* [WHAT IS NEEDED] Give back the full listing verbatim, apart from its images.

##### PROVIDED MATERIAL #####

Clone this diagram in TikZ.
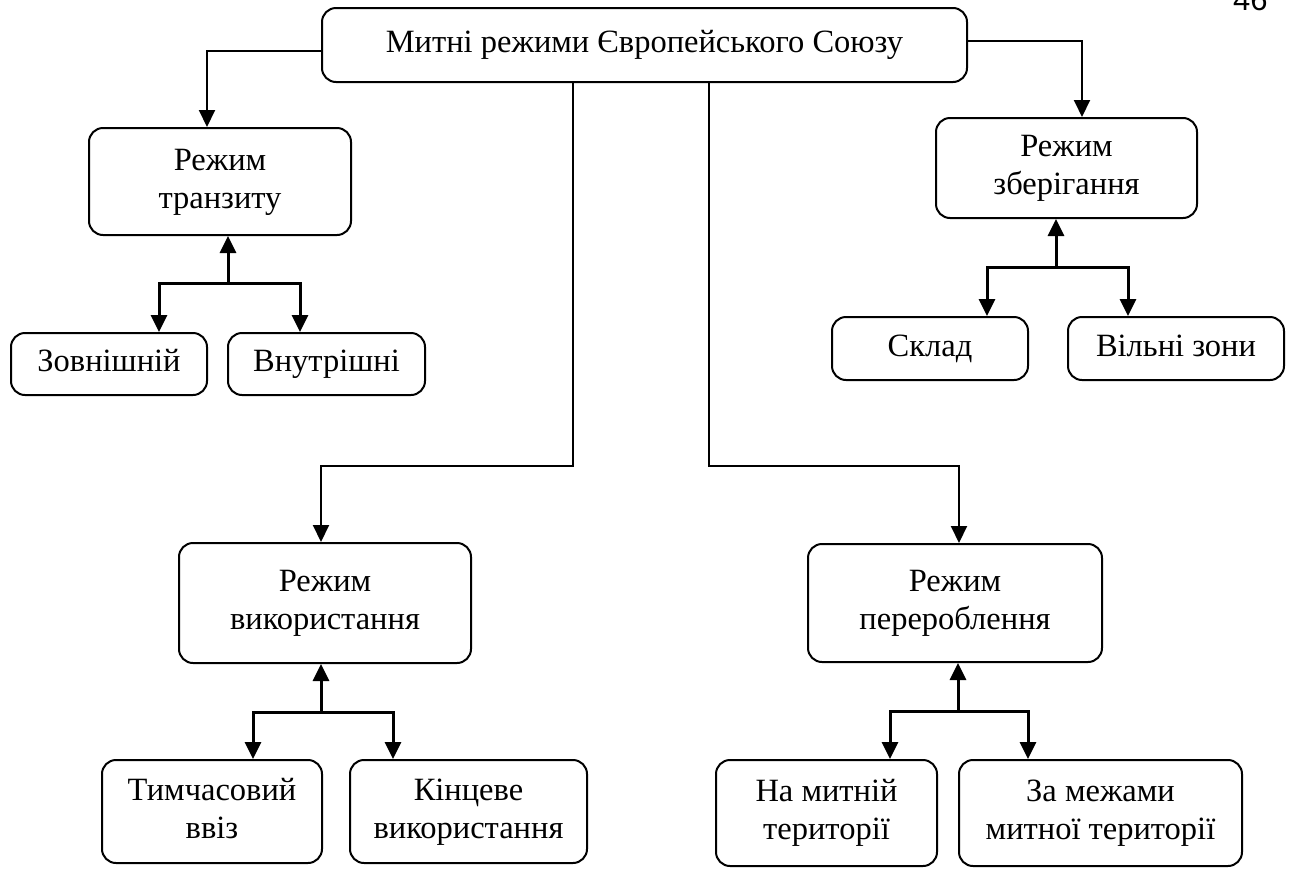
\documentclass[tikz,border=0pt]{standalone}
\usepackage{fontspec}
\setmainfont{Liberation Serif}
\newfontfamily\numfont{Liberation Sans}
\usetikzlibrary{arrows.meta,calc}
\tikzset{
  box/.style={draw, line width=2pt, rounded corners=14pt, inner sep=0pt, align=center},
  conn/.style={line width=2pt, -{Triangle[width=16pt,length=17pt]}},
  br/.style={line width=3pt, line join=miter, -{Triangle[width=16pt,length=17pt]}},
}
\begin{document}
\begin{tikzpicture}[x=1pt,y=-1pt,font=\fontsize{32.5}{38}\selectfont]
\useasboundingbox (0,0) rectangle (1291,868);
% page number (cut at top)
\node[font=\numfont\fontsize{31}{36}\selectfont, anchor=base west, inner sep=0pt] (pg) at (1233,10) {46};
% boxes
\node[box, minimum width=645pt, minimum height=74pt] (top) at (644.5,45) {\strut Митні режими Європейського Союзу};
\node[box, minimum width=262pt, minimum height=107pt] (transit) at (220,181.5) {\strut Режим\\\strut транзиту};
\node[box, minimum width=196pt, minimum height=62pt] (ext) at (109,364) {\strut Зовнішній};
\node[box, minimum width=197pt, minimum height=62pt] (int) at (326.5,364) {\strut Внутрішні};
\node[box, minimum width=261pt, minimum height=100pt] (store) at (1066.5,168) {\strut Режим\\\strut зберігання};
\node[box, minimum width=196pt, minimum height=63pt] (wh) at (930,348.5) {\strut Склад};
\node[box, minimum width=216pt, minimum height=63pt] (fz) at (1176,348.5) {\strut Вільні зони};
\node[box, minimum width=292pt, minimum height=120pt] (use) at (325,603) {\strut Режим\\\strut використання};
\node[box, minimum width=220pt, minimum height=103pt] (temp) at (212,811.5) {\strut Тимчасовий\\\strut ввіз};
\node[box, minimum width=237pt, minimum height=103pt] (fin) at (468.5,811.5) {\strut Кінцеве\\\strut використання};
\node[box, minimum width=294pt, minimum height=118pt] (proc) at (955,603) {\strut Режим\\\strut перероблення};
\node[box, minimum width=221pt, minimum height=106pt] (on) at (826.5,813) {\strut На митній\\\strut території};
\node[box, minimum width=283pt, minimum height=106pt] (off) at (1100.5,813) {\strut За межами\\\strut митної території};
% top-level connectors
\draw[conn] ($(top.west)+(0,6)$) -| ($(transit.north)+(-13,0)$);
\draw[conn] ($(top.east)+(0,-4)$) -| ($(store.north)+(15.5,0)$);
\coordinate (m1) at (572.5,466);
\coordinate (m2) at (709,466);
\draw[conn] (top.south -| m1) -- (m1) -| ($(use.north)+(-4,0)$);
\draw[conn] (top.south -| m2) -- (m2) -| ($(proc.north)+(4,0)$);
% branch: transit
\coordinate (jt) at (228,283);
\draw[br] (jt) -- (jt |- transit.south);
\draw[br] (jt) -| ($(ext.north)+(50,0)$);
\draw[br] (jt) -| ($(int.north)+(-26.5,0)$);
% branch: storage
\coordinate (js) at (1056,267);
\draw[br] (js) -- (js |- store.south);
\draw[br] (js) -| ($(wh.north)+(57,0)$);
\draw[br] (js) -| ($(fz.north)+(-48,0)$);
% branch: use
\coordinate (ju) at (321,712);
\draw[br] (ju) -- (ju |- use.south);
\draw[br] (ju) -| ($(temp.north)+(41,0)$);
\draw[br] (ju) -| ($(fin.north)+(-75.5,0)$);
% branch: processing
\coordinate (jp) at (958,711);
\draw[br] (jp) -- (jp |- proc.south);
\draw[br] (jp) -| ($(on.north)+(63.5,0)$);
\draw[br] (jp) -| ($(off.north)+(-72.5,0)$);
\end{tikzpicture}
\end{document}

#####

* [EXERCISE RESPONSE]
Clone this diagram in TikZ.
\documentclass[tikz,border=0pt]{standalone}
\usepackage{fontspec}
\setmainfont{Liberation Serif}
\newfontfamily\numfont{Liberation Sans}
\usetikzlibrary{arrows.meta,calc}
\tikzset{
  box/.style={draw, line width=2pt, rounded corners=14pt, inner sep=0pt, align=center},
  conn/.style={line width=2pt, -{Triangle[width=16pt,length=17pt]}},
  br/.style={line width=3pt, line join=miter, -{Triangle[width=16pt,length=17pt]}},
}
\begin{document}
\begin{tikzpicture}[x=1pt,y=-1pt,font=\fontsize{32.5}{38}\selectfont]
\useasboundingbox (0,0) rectangle (1291,868);
% page number (cut at top)
\node[font=\numfont\fontsize{31}{36}\selectfont, anchor=base west, inner sep=0pt] (pg) at (1233,10) {46};
% boxes
\node[box, minimum width=645pt, minimum height=74pt] (top) at (644.5,45) {\strut Митні режими Європейського Союзу};
\node[box, minimum width=262pt, minimum height=107pt] (transit) at (220,181.5) {\strut Режим\\\strut транзиту};
\node[box, minimum width=196pt, minimum height=62pt] (ext) at (109,364) {\strut Зовнішній};
\node[box, minimum width=197pt, minimum height=62pt] (int) at (326.5,364) {\strut Внутрішні};
\node[box, minimum width=261pt, minimum height=100pt] (store) at (1066.5,168) {\strut Режим\\\strut зберігання};
\node[box, minimum width=196pt, minimum height=63pt] (wh) at (930,348.5) {\strut Склад};
\node[box, minimum width=216pt, minimum height=63pt] (fz) at (1176,348.5) {\strut Вільні зони};
\node[box, minimum width=292pt, minimum height=120pt] (use) at (325,603) {\strut Режим\\\strut використання};
\node[box, minimum width=220pt, minimum height=103pt] (temp) at (212,811.5) {\strut Тимчасовий\\\strut ввіз};
\node[box, minimum width=237pt, minimum height=103pt] (fin) at (468.5,811.5) {\strut Кінцеве\\\strut використання};
\node[box, minimum width=294pt, minimum height=118pt] (proc) at (955,603) {\strut Режим\\\strut перероблення};
\node[box, minimum width=221pt, minimum height=106pt] (on) at (826.5,813) {\strut На митній\\\strut території};
\node[box, minimum width=283pt, minimum height=106pt] (off) at (1100.5,813) {\strut За межами\\\strut митної території};
% top-level connectors
\draw[conn] ($(top.west)+(0,6)$) -| ($(transit.north)+(-13,0)$);
\draw[conn] ($(top.east)+(0,-4)$) -| ($(store.north)+(15.5,0)$);
\coordinate (m1) at (572.5,466);
\coordinate (m2) at (709,466);
\draw[conn] (top.south -| m1) -- (m1) -| ($(use.north)+(-4,0)$);
\draw[conn] (top.south -| m2) -- (m2) -| ($(proc.north)+(4,0)$);
% branch: transit
\coordinate (jt) at (228,283);
\draw[br] (jt) -- (jt |- transit.south);
\draw[br] (jt) -| ($(ext.north)+(50,0)$);
\draw[br] (jt) -| ($(int.north)+(-26.5,0)$);
% branch: storage
\coordinate (js) at (1056,267);
\draw[br] (js) -- (js |- store.south);
\draw[br] (js) -| ($(wh.north)+(57,0)$);
\draw[br] (js) -| ($(fz.north)+(-48,0)$);
% branch: use
\coordinate (ju) at (321,712);
\draw[br] (ju) -- (ju |- use.south);
\draw[br] (ju) -| ($(temp.north)+(41,0)$);
\draw[br] (ju) -| ($(fin.north)+(-75.5,0)$);
% branch: processing
\coordinate (jp) at (958,711);
\draw[br] (jp) -- (jp |- proc.south);
\draw[br] (jp) -| ($(on.north)+(63.5,0)$);
\draw[br] (jp) -| ($(off.north)+(-72.5,0)$);
\end{tikzpicture}
\end{document}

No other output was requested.